Dallas Says He Shouldn’t Lose Credit Convicted Killer Could Face Extra Year For Not Testifying
A man convicted of killing two state Fish and Game officers should not lose a year of good time credit because he refused to testify at a disciplinary hearing for his escape from prison, his attorney says.
Self-styled mountain man Claude Dallas, Jr., escaped from the Idaho State Correctional Institution on March 30, 1986. Following his capture about 11 months later, he was found guilty in a disciplinary hearing of escape and destruction of state property for cutting a prison fence.
The Idaho Court of Appeals on Wednesday heard an appeal by the state against a district court ruling that by scheduling the disciplinary hearing before the criminal escape trial, the state may have improperly forced Dallas to choose between the two punishments.
He lost a year of good time against his 30-year sentence. The state then charged him with felony escape.
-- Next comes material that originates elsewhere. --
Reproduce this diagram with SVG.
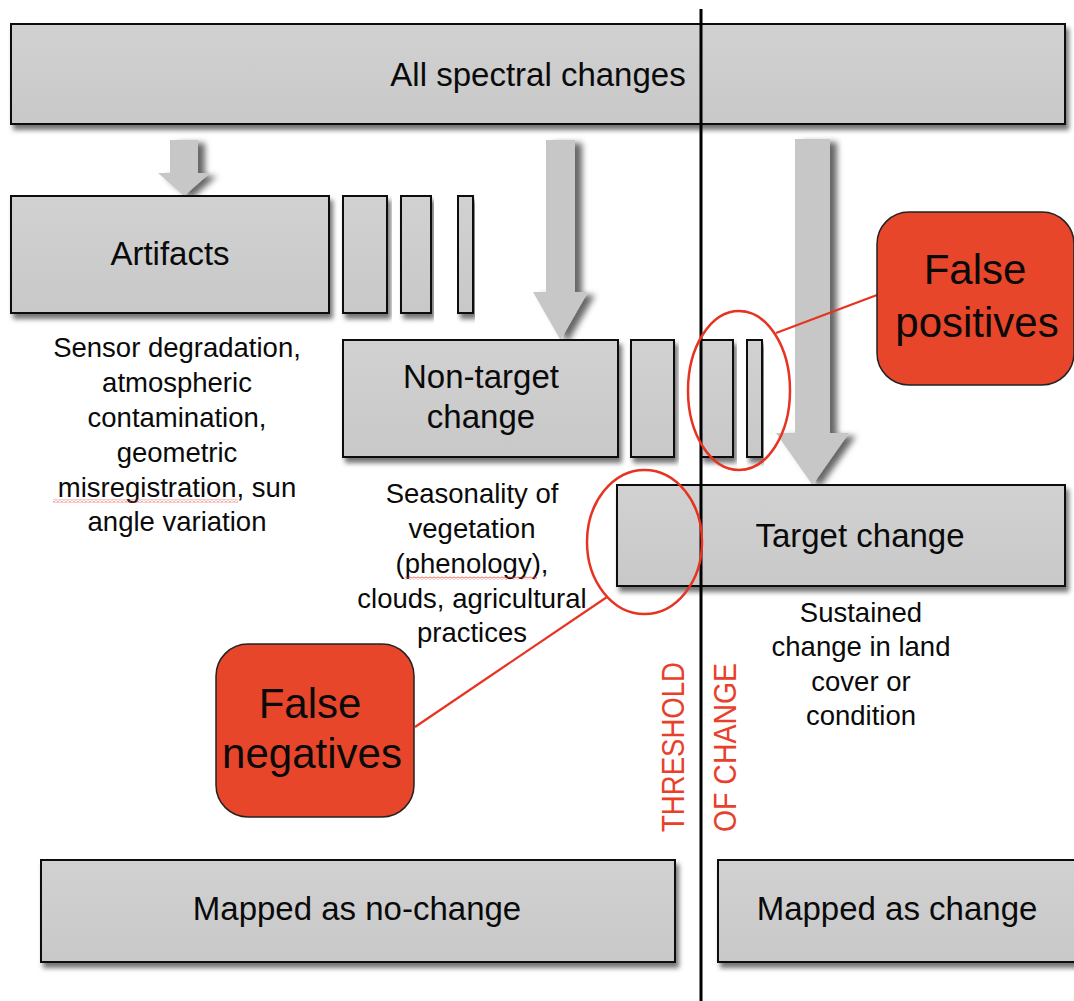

A jury acquitted him, accepting the idea Dallas escaped to avoid injury or death by prison guards.
Dallas, now being held in a Kansas prison for his conviction on two voluntary manslaughter charges and a firearms enhancement charge, contends he refused to testify because he did not want information disclosed there to be used against him in his escape trial.
“His acquittal says he didn’t break the law, so the state can’t discriminate against him,” said Dallas’ attorney Dennis Benjamin, calling his silence a “strategic choice.”
But Deputy Attorney General Tim McNeese told the appellate court that the burdens of proof between a disciplinary hearing and a trial are very different.
The appellate court took the case under advisement.